What the task asks:
Both boundary lines count: repeat, exactly and alone, the lines from the one containing "What Apache ECharts" to the one containing "const seriesNames = ['Non-Scandal", with pictures left out.

Task data:
— Start —

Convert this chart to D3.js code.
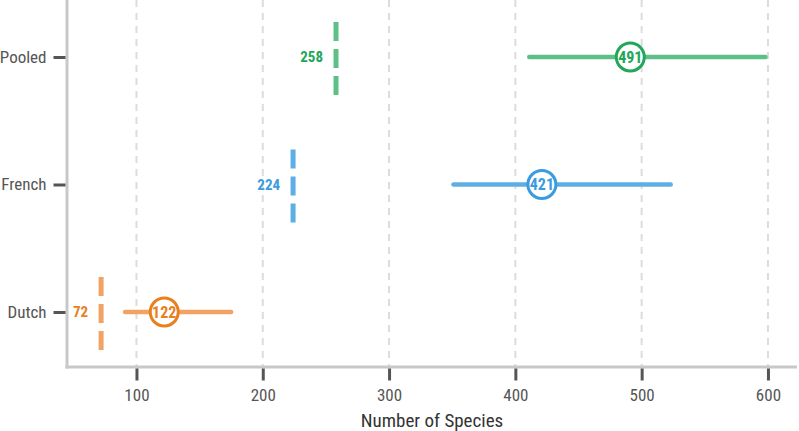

— End —
— Start —

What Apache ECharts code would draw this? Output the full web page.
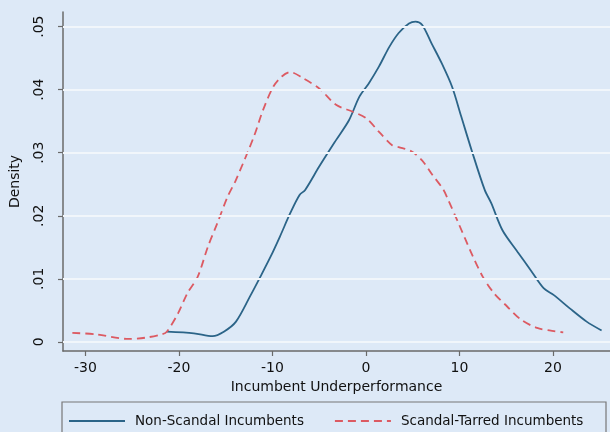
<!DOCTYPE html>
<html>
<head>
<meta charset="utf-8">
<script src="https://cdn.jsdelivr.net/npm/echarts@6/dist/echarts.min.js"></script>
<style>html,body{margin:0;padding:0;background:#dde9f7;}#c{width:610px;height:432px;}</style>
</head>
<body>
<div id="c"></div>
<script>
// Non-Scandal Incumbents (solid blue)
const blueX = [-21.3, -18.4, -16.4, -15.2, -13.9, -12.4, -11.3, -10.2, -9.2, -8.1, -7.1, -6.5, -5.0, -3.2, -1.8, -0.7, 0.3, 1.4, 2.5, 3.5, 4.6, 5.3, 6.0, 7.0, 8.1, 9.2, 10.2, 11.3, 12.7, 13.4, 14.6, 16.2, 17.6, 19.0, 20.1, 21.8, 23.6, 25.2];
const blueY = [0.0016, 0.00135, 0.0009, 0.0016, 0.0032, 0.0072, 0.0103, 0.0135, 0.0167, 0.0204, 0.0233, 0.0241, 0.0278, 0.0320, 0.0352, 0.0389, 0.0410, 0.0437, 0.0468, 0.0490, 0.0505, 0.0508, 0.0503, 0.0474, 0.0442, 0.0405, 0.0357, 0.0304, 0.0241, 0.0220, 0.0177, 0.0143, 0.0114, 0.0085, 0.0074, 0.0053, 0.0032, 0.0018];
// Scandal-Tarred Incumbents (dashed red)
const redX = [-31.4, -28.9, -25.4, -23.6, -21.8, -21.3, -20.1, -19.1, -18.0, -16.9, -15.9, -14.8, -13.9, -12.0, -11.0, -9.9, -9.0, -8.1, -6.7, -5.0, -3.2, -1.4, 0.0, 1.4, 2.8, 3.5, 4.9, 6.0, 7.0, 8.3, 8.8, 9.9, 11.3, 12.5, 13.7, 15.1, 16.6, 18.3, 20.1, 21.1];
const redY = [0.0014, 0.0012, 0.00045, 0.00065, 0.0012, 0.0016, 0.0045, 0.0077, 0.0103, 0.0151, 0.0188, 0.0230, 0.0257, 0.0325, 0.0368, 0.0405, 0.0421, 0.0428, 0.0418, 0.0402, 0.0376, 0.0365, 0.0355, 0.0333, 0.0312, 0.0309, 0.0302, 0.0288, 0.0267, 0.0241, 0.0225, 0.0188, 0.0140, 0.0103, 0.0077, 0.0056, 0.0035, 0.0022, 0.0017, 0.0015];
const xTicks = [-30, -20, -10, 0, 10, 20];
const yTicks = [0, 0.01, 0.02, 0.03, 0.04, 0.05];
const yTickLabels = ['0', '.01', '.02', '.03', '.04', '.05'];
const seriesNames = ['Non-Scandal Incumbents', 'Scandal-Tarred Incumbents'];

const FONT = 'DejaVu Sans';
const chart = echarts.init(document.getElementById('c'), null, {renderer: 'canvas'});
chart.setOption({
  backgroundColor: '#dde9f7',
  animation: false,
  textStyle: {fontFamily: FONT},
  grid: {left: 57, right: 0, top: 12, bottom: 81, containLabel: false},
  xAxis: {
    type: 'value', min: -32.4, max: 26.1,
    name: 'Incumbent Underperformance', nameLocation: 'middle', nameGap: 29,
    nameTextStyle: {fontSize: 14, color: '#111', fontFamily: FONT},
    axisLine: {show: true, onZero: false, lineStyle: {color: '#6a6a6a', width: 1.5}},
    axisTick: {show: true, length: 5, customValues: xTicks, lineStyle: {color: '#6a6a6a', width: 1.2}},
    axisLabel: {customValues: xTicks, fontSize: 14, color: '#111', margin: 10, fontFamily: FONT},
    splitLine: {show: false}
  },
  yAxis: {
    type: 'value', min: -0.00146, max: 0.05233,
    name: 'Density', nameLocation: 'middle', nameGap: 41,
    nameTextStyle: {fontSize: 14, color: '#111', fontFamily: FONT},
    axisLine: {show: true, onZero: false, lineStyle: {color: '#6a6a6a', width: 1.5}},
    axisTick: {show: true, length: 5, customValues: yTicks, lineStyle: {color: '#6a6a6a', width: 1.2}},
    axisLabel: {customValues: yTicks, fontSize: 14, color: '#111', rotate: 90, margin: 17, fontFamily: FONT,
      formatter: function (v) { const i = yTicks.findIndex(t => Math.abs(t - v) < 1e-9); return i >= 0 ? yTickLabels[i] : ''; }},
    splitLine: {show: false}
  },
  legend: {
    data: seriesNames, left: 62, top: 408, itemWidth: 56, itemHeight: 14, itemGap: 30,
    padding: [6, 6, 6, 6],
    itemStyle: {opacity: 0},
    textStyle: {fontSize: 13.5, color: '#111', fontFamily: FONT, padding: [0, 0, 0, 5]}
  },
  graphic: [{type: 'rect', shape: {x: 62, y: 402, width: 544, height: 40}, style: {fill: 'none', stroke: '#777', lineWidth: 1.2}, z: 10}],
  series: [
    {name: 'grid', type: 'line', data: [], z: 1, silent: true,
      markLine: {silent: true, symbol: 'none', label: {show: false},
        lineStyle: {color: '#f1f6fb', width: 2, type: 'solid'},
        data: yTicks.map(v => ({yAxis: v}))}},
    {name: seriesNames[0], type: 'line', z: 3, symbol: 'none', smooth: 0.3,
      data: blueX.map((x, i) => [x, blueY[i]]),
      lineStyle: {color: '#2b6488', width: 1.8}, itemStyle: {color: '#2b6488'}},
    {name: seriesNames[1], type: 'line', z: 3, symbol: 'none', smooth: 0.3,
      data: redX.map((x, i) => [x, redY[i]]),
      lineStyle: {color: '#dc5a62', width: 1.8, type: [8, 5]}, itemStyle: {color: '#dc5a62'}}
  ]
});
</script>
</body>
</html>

— End —

Completed task:
What Apache ECharts code would draw this? Output the full web page.
<!DOCTYPE html>
<html>
<head>
<meta charset="utf-8">
<script src="https://cdn.jsdelivr.net/npm/echarts@6/dist/echarts.min.js"></script>
<style>html,body{margin:0;padding:0;background:#dde9f7;}#c{width:610px;height:432px;}</style>
</head>
<body>
<div id="c"></div>
<script>
// Non-Scandal Incumbents (solid blue)
const blueX = [-21.3, -18.4, -16.4, -15.2, -13.9, -12.4, -11.3, -10.2, -9.2, -8.1, -7.1, -6.5, -5.0, -3.2, -1.8, -0.7, 0.3, 1.4, 2.5, 3.5, 4.6, 5.3, 6.0, 7.0, 8.1, 9.2, 10.2, 11.3, 12.7, 13.4, 14.6, 16.2, 17.6, 19.0, 20.1, 21.8, 23.6, 25.2];
const blueY = [0.0016, 0.00135, 0.0009, 0.0016, 0.0032, 0.0072, 0.0103, 0.0135, 0.0167, 0.0204, 0.0233, 0.0241, 0.0278, 0.0320, 0.0352, 0.0389, 0.0410, 0.0437, 0.0468, 0.0490, 0.0505, 0.0508, 0.0503, 0.0474, 0.0442, 0.0405, 0.0357, 0.0304, 0.0241, 0.0220, 0.0177, 0.0143, 0.0114, 0.0085, 0.0074, 0.0053, 0.0032, 0.0018];
// Scandal-Tarred Incumbents (dashed red)
const redX = [-31.4, -28.9, -25.4, -23.6, -21.8, -21.3, -20.1, -19.1, -18.0, -16.9, -15.9, -14.8, -13.9, -12.0, -11.0, -9.9, -9.0, -8.1, -6.7, -5.0, -3.2, -1.4, 0.0, 1.4, 2.8, 3.5, 4.9, 6.0, 7.0, 8.3, 8.8, 9.9, 11.3, 12.5, 13.7, 15.1, 16.6, 18.3, 20.1, 21.1];
const redY = [0.0014, 0.0012, 0.00045, 0.00065, 0.0012, 0.0016, 0.0045, 0.0077, 0.0103, 0.0151, 0.0188, 0.0230, 0.0257, 0.0325, 0.0368, 0.0405, 0.0421, 0.0428, 0.0418, 0.0402, 0.0376, 0.0365, 0.0355, 0.0333, 0.0312, 0.0309, 0.0302, 0.0288, 0.0267, 0.0241, 0.0225, 0.0188, 0.0140, 0.0103, 0.0077, 0.0056, 0.0035, 0.0022, 0.0017, 0.0015];
const xTicks = [-30, -20, -10, 0, 10, 20];
const yTicks = [0, 0.01, 0.02, 0.03, 0.04, 0.05];
const yTickLabels = ['0', '.01', '.02', '.03', '.04', '.05'];
const seriesNames = ['Non-Scandal Incumbents', 'Scandal-Tarred Incumbents'];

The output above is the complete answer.